They were quite surprised at what they learned, and Elizabeth Dann, MD, director of breast MRI and an assistant professor of radiology at Dartmouth Medical School in Hanover, will tell all in this scientific session scheduled for Tuesday morning.
The reporting system that the hospital installed in January 2009 automatically alerts clinicians when the results of a diagnostic imaging procedure they ordered for a patient are urgent or critical. The radiology department's protocol requires that designated staff also follows up. If a clinician does not respond to repeated notifications, a certified letter is mailed to the patient.

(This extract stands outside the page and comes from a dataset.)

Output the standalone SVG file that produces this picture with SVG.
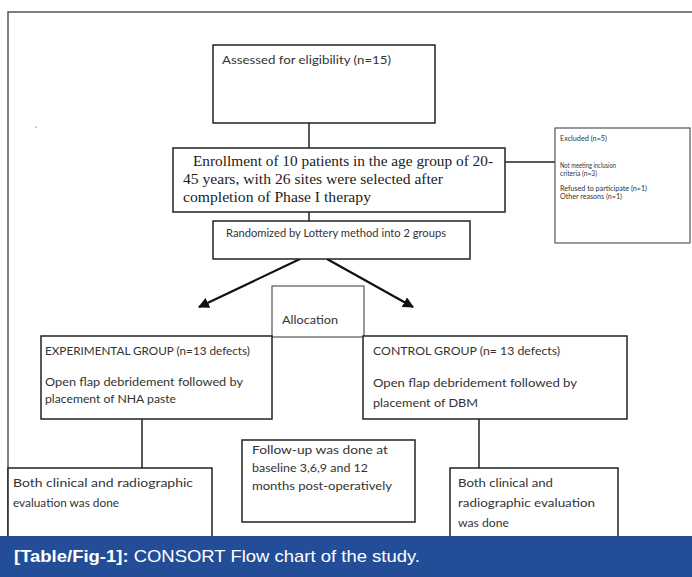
<svg xmlns="http://www.w3.org/2000/svg" width="692" height="577" viewBox="0 0 692 577">
  <defs>
    <style>
      .box { fill: #ffffff; stroke: #222222; stroke-width: 1.5; }
      .lbox { fill: #ffffff; stroke: #555555; stroke-width: 1.2; }
      .t { font-family: Lato, "Open Sans", "Liberation Sans", sans-serif; fill: #333333; font-size: 10.5px; }
      .ts { font-family: Lato, "Open Sans", "Liberation Sans", sans-serif; fill: #333333; font-size: 7px; }
      .serif { font-family: "Liberation Serif", "Times New Roman", serif; fill: #222222; font-size: 15px; }
      .ln { stroke: #222222; stroke-width: 1.5; fill: none; }
      .arr { stroke: #111111; stroke-width: 2.2; fill: none; }
      .cap { font-family: "Liberation Sans", Arial, sans-serif; fill: #ffffff; font-size: 17px; }
    </style>
    <marker id="ah" viewBox="0 0 10 10" refX="9" refY="5" markerWidth="5" markerHeight="5" orient="auto" markerUnits="strokeWidth">
      <path d="M0,0 L10,5 L0,10 z" fill="#111111"/>
    </marker>
  </defs>

  <rect x="0" y="0" width="692" height="577" fill="#ffffff"/>

  <!-- outer frame -->
  <path d="M8,536 L8,12 L692,12" fill="none" stroke="#555555" stroke-width="1.5"/>
  <rect x="35.5" y="126.5" width="1.2" height="1.2" fill="#888888"/>

  <!-- connectors -->
  <g id="connectors">
    <line class="ln" x1="309" y1="123" x2="309" y2="148"/>
    <line class="ln" x1="505" y1="162" x2="555" y2="162"/>
    <line class="ln" x1="309" y1="212" x2="309" y2="221"/>
    <line class="arr" x1="300" y1="259" x2="199" y2="307" marker-end="url(#ah)"/>
    <line class="arr" x1="327" y1="259" x2="413" y2="307" marker-end="url(#ah)"/>
    <line class="ln" x1="142" y1="419" x2="142" y2="468" stroke="#555555" stroke-width="1.2"/>
    <line class="ln" x1="479" y1="419" x2="479" y2="468"/>
  </g>

  <g id="assessed">
    <rect class="box" x="213" y="45" width="222" height="78"/>
    <text class="t" x="222" y="64" font-size="11" textLength="169" lengthAdjust="spacingAndGlyphs">Assessed for eligibility (n=15)</text>
  </g>

  <g id="enrollment">
    <rect class="box" x="173" y="148" width="332" height="64"/>
    <text class="serif" x="193" y="166" textLength="300" lengthAdjust="spacingAndGlyphs">Enrollment of 10 patients in the age group of 20-</text>
    <text class="serif" x="183" y="184" textLength="260" lengthAdjust="spacingAndGlyphs">45 years, with 26 sites were selected after</text>
    <text class="serif" x="183" y="202" textLength="188" lengthAdjust="spacingAndGlyphs">completion of Phase I therapy</text>
  </g>

  <g id="excluded">
    <rect class="lbox" x="555" y="128" width="135" height="115"/>
    <text class="ts" x="560" y="141" textLength="47" lengthAdjust="spacingAndGlyphs">Excluded (n=5)</text>
    <text class="ts" x="560" y="168" textLength="56" lengthAdjust="spacingAndGlyphs">Not meeting inclusion</text>
    <text class="ts" x="560" y="176" textLength="37" lengthAdjust="spacingAndGlyphs">criteria (n=3)</text>
    <text class="ts" x="560" y="191" textLength="87" lengthAdjust="spacingAndGlyphs">Refused to participate (n=1)</text>
    <text class="ts" x="560" y="199" textLength="62" lengthAdjust="spacingAndGlyphs">Other reasons (n=1)</text>
  </g>

  <g id="randomized">
    <rect class="box" x="213" y="221" width="257" height="38"/>
    <text class="t" x="226" y="237" font-size="9.5" textLength="220" lengthAdjust="spacingAndGlyphs">Randomized by Lottery method into 2 groups</text>
  </g>

  <g id="allocation">
    <rect class="lbox" x="272" y="286" width="92" height="51"/>
    <text class="t" x="282" y="324" textLength="56" lengthAdjust="spacingAndGlyphs">Allocation</text>
  </g>

  <g id="experimental">
    <rect class="box" x="41" y="336" width="231" height="83"/>
    <text class="t" x="45" y="355" textLength="205" lengthAdjust="spacingAndGlyphs">EXPERIMENTAL GROUP (n=13 defects)</text>
    <text class="t" x="45" y="386" textLength="198" lengthAdjust="spacingAndGlyphs">Open flap debridement followed by</text>
    <text class="t" x="45" y="403" textLength="131" lengthAdjust="spacingAndGlyphs">placement of NHA paste</text>
  </g>

  <g id="control">
    <rect class="box" x="363" y="336" width="264" height="83"/>
    <text class="t" x="373" y="355" textLength="187" lengthAdjust="spacingAndGlyphs">CONTROL GROUP (n= 13 defects)</text>
    <text class="t" x="373" y="387" textLength="204" lengthAdjust="spacingAndGlyphs">Open flap debridement followed by</text>
    <text class="t" x="373" y="407" textLength="105" lengthAdjust="spacingAndGlyphs">placement of DBM</text>
  </g>

  <g id="eval-left">
    <rect class="box" x="8" y="468" width="204" height="80"/>
    <text class="t" x="13" y="487" textLength="180" lengthAdjust="spacingAndGlyphs">Both clinical and radiographic</text>
    <text class="t" x="13" y="507" textLength="106" lengthAdjust="spacingAndGlyphs">evaluation was done</text>
  </g>

  <g id="followup">
    <rect class="box" x="242" y="440" width="173" height="82"/>
    <text class="t" x="252" y="454" textLength="136" lengthAdjust="spacingAndGlyphs">Follow-up was done at</text>
    <text class="t" x="252" y="472" textLength="116" lengthAdjust="spacingAndGlyphs">baseline 3,6,9 and 12</text>
    <text class="t" x="252" y="490" textLength="140" lengthAdjust="spacingAndGlyphs">months post-operatively</text>
  </g>

  <g id="eval-right">
    <rect class="box" x="450" y="468" width="168" height="80"/>
    <text class="t" x="458" y="487" textLength="95" lengthAdjust="spacingAndGlyphs">Both clinical and</text>
    <text class="t" x="458" y="507" textLength="137" lengthAdjust="spacingAndGlyphs">radiographic evaluation</text>
    <text class="t" x="458" y="527" textLength="51" lengthAdjust="spacingAndGlyphs">was done</text>
  </g>

  <!-- caption band -->
  <g id="caption">
    <rect x="0" y="536" width="692" height="41" fill="#234e97"/>
    <text class="cap" x="14" y="562" textLength="406" lengthAdjust="spacingAndGlyphs"><tspan font-weight="bold">[Table/Fig-1]:</tspan> CONSORT Flow chart of the study.</text>
  </g>
</svg>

After receiving some complaints, the radiology department decided to conduct a survey of clinicians to assess the level of satisfaction and dissatisfaction. Additionally, the 23-item questionnaire probed response patterns: how receiving an alert affected daily workflow, whether recipient physicians were motivated to read the radiology reports, and how the alert affected patient care.
The survey was sent to 1,075 clinicians; more than half completed it. To the surprise of the radiologists, more than 85% liked the unexpected-finding notifications system, stating that it improved patient safety and helped their daily clinical practice. The majority of respondents received about one alert per month. Only 10% reported that they received two or more alerts.
Dann told AuntMinnie.com that the radiologists were also surprised that the system did not change the way that ordering clinicians read radiology reports. They had presumed that upon receipt of an unexpected finding notification, the clinician would read the radiology report carefully. But this wasn't the case: 79% claimed that the system did not affect how much attention they paid to radiology reports, and clinicians who ignored them or gave them little attention did not change their practices for a report associated with an urgent or critical finding.
Yet more than two-thirds of the clinicians reported that they would appreciate receiving reminders with respect to recommendations for follow-up imaging.
Not everyone was happy. Twelve percent of the respondents rated the system as "bad" or "terrible." There was no way to determine if these were the same clinicians who did not acknowledge notifications, because the survey protected anonymity.